As duas vítimas eram negras. As mortes ilustram o cenário do racismo estrutural na área da saúde. Para a médica Rita Helena Borret, presidente da Associação de Medicina de Família e Comunidade do Estado do Rio de Janeiro, coordenadora do Grupo de Trabalho de Saúde da População Negra da Sociedade Brasileira de Medicina de Família e Comunidade e integrante do coletivo Negrex-RJ, o serviço público de saúde hoje se apresenta como uma instituição que reproduz o racismo: “Em maio de 2009, foi lançada a Política Nacional de Saúde Integral da População Negra, com objetivo de reduzir iniquidades que foram levantadas. Apesar do grande avanço com a publicação dessa política, a mesma ainda enfrenta inúmeras dificuldades para ser colocada em prática nos serviços de saúde.”

A tuberculose, que vitimou o adolescente de 16 anos, é uma das doenças mais comuns entre negros. Também estão nesse grupo de enfermidades, doenças como anemia falciforme, hanseníase, diabetes, hipertensão arterial e deficiência em Glicose-6-fosfato desidrogenase (G6PD).

Por que essas doenças atingem mais os negros?
Rita Helena Borret: A anemia falciforme e a deficiência de G6PD são mais comuns entre negros pela especificidade de alguns genes que estavam mais presentes na população negra, advinda de África. Mas as questões genéticas têm relevância menor quando a temática é raça. A principal causa de adoecimento, que precipita doenças na população negra é a construção histórico-social racista do nosso país, que subjuga a população negra e lhe nega direitos desde o período escravocrata colonial. Essa falta de direitos, surge como importante determinante social no processo de adoecimento, uma vez que molda (a falta de) acesso e experiências de viver em uma sociedade racista.

Há alguma forma de prevenção ou de fácil diagnóstico?
Rita Helena Borret: Investigação diagnóstica de anemia falciforme já faz parte do rastreio neonatal existente no SUS. A deficiência de G6PD ainda não. A principal forma de prevenção do adoecimento está no combate ao racismo estrutural e institucional na nossa sociedade. Reduzir iniquidades em saúde e desigualdades ao nascer, crescer, viver e morrer no país, como diz Fernanda Lopez.

Como esses profissionais são formados nos cursos de Medicina para ter esse olhar em direção à população negra?Rita Helena Borret: Em relação à formação profissional, desde 2014, as diretrizes curriculares nacionais de Medicina incluíram a abordagem de relações étnico-raciais como tema transversal a todo o currículo.
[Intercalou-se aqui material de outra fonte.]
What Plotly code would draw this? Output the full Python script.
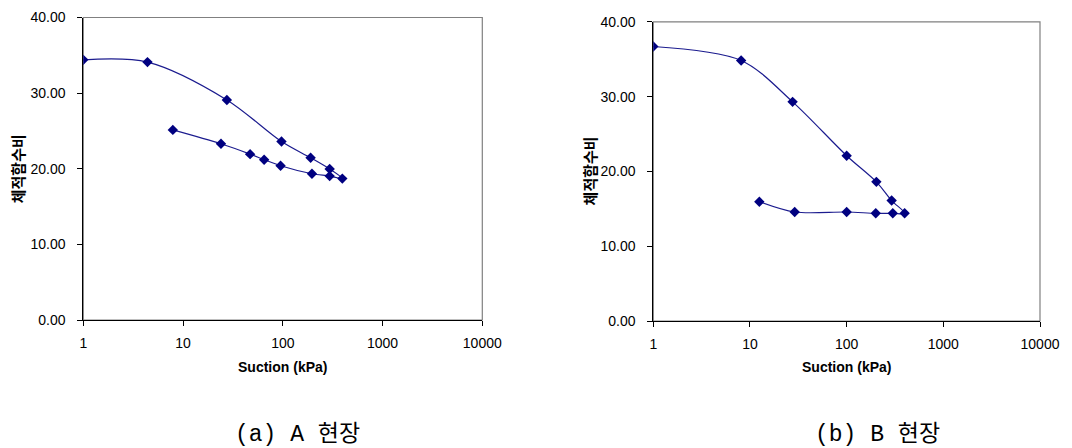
import plotly.graph_objects as go

# ---- data ----
suction_a = [1, 4.4, 27.5, 97, 190, 295, 395, 295, 196, 95, 65, 47, 24, 7.9]
theta_a = [34.4, 34.1, 29.1, 23.6, 21.45, 19.96, 18.7, 19.03, 19.34, 20.4, 21.2, 21.93, 23.3, 25.14]

suction_b = [1, 8.1, 27.6, 100, 203, 292, 398, 300, 200, 100, 29, 12.5]
theta_b = [36.7, 34.83, 29.3, 22.1, 18.6, 16.1, 14.4, 14.4, 14.4, 14.57, 14.57, 15.95]

x_ticks = [1, 10, 100, 1000, 10000]
x_ticktext = ["1", "10", "100", "1000", "10000"]
y_ticks = [0, 10, 20, 30, 40]

x_title = "Suction (kPa)"
y_title = "체적함수비"
captions = ["(a) A 현장", "(b) B 현장"]

# page body has an 8px margin: figure pixel = window pixel - 8
OFF = 8
W, H = 1072 - OFF, 448 - OFF
# plot areas in window pixels (left, right, top, bottom)
areas = [(83.3, 482.3, 17.5, 320), (653.3, 1040, 21.8, 321)]

LINE = "#1c1c8f"
MARK = "#000080"
TICKFONT = dict(family="Liberation Sans, Arial, sans-serif", size=14, color="#000000")


def px(v):
    return (v - OFF) / W


def py(v):
    return 1 - (v - OFF) / H


fig = go.Figure()
for i, (xs, ys) in enumerate([(suction_a, theta_a), (suction_b, theta_b)]):
    n = "" if i == 0 else "2"
    fig.add_trace(go.Scatter(
        x=xs, y=ys, mode="lines+markers",
        line=dict(color=LINE, width=1.2, shape="spline", smoothing=0.9),
        marker=dict(symbol="diamond", size=8, color=MARK),
        xaxis="x" + n, yaxis="y" + n, showlegend=False,
    ))

layout = dict(
    template="none",
    width=W, height=H, margin=dict(l=0, r=0, t=0, b=0, autoexpand=False),
    paper_bgcolor="white", plot_bgcolor="white", showlegend=False,
)
shapes = []
annotations = []
for i, (l, r, t, b) in enumerate(areas):
    n = "" if i == 0 else "2"
    layout["xaxis" + n] = dict(
        type="log", range=[0, 4], domain=[px(l), px(r)], automargin=False,
        anchor="y" + n, tickvals=x_ticks, ticktext=x_ticktext,
        showgrid=False, zeroline=False, showline=True, linecolor="black", linewidth=1,
        ticks="outside", ticklen=5, tickcolor="black", tickfont=TICKFONT,
        ticklabelstandoff=5,
    )
    layout["yaxis" + n] = dict(
        range=[0, 40], domain=[py(b), py(t)], automargin=False,
        anchor="x" + n, tickvals=y_ticks, tickformat=".2f",
        showgrid=False, zeroline=False, showline=True, linecolor="black", linewidth=1,
        ticks="outside", ticklen=5, tickcolor="black", tickfont=TICKFONT,
        ticklabelstandoff=9,
    )
    shapes.append(dict(
        type="rect", xref=f"x{n} domain", yref=f"y{n} domain",
        x0=0, x1=1, y0=0, y1=1, line=dict(color="#808080", width=1.2), layer="below",
    ))
    cx = (l + r) / 2
    annotations.append(dict(
        text=x_title, x=px(cx), y=py(367), xref="paper", yref="paper",
        showarrow=False, xanchor="center", yanchor="middle",
        font=dict(family="Liberation Sans, Arial, sans-serif", size=14, color="black", weight="bold"),
    ))
    ytx = 17.5 if i == 0 else 589
    annotations.append(dict(
        text=y_title, x=px(ytx), y=py((t + b) / 2), xref="paper", yref="paper",
        showarrow=False, xanchor="center", yanchor="middle", textangle=-90,
        borderpad=0,
        font=dict(family="Noto Sans CJK KR, sans-serif", size=15, color="black", weight="bold"),
    ))
    capx = 297 if i == 0 else 877
    annotations.append(dict(
        text=captions[i], x=px(capx), y=py(434), xref="paper", yref="paper",
        showarrow=False, xanchor="center", yanchor="middle",
        font=dict(family="Liberation Mono, Noto Sans CJK KR, monospace", size=23, color="black"),
    ))
layout["shapes"] = shapes
layout["annotations"] = annotations
fig.update_layout(**layout)
fig.write_html("out.html")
No entanto, o tema ainda não é abordado em quase nenhuma instituição de formação em medicina. O mesmo também ocorre com outras formações em saúde.

Na sua opinião, por que muitos negros ainda desconhecem sobre essas doenças?
Rita Helena Borret: A população negra foi ensinada que o racismo não existe e que no Brasil vivemos a democracia racial. Não é verdade. Todos sabemos e sofremos com o racismo em nosso cotidiano, mas, às vezes, é difícil nomear as situações que vivemos como racismo uma vez que estamos sempre sendo convidados a pensar que possa ser qualquer outro o motivo. O negro no Brasil, desde muito cedo, aprende que precisa ser mais forte e melhor que os demais para ter uma chance de se firmar ou sobressair. A mulher negra cresce muitas vezes pensando que a sociedade reserva pra ela as opções de ser a mulata do carnaval ou a empregada doméstica, que são os estereótipos apresentados na televisão. A mulher negra é sempre forte, lida bem com a dor, cuida de todos e reclama pouco. Era assim que precisava ser na época escravocrata, e essa construção social mudou pouco até os dias de hoje.

Como mudar esse quadro?Rita Helena Borret: Para a população negra, perceber-se negro muitas vezes é difícil. É perceber-se como socialmente inferior e à margem da população. É saber-se não parte do padrão socialmente estabelecido é isso é, por vezes, adoecedor. O racismo internalizado é uma questão importante que a saúde pública precisa estar atenta para ajudar a combater. Os índices de suicídio, que é 45% maior entre jovens negros está aí, recentemente lançado pelo Ministério da Saúde, para mostrar que, enquanto profissionais de saúde e enquanto sociedade, precisamos agir energicamente no combate ao racismo.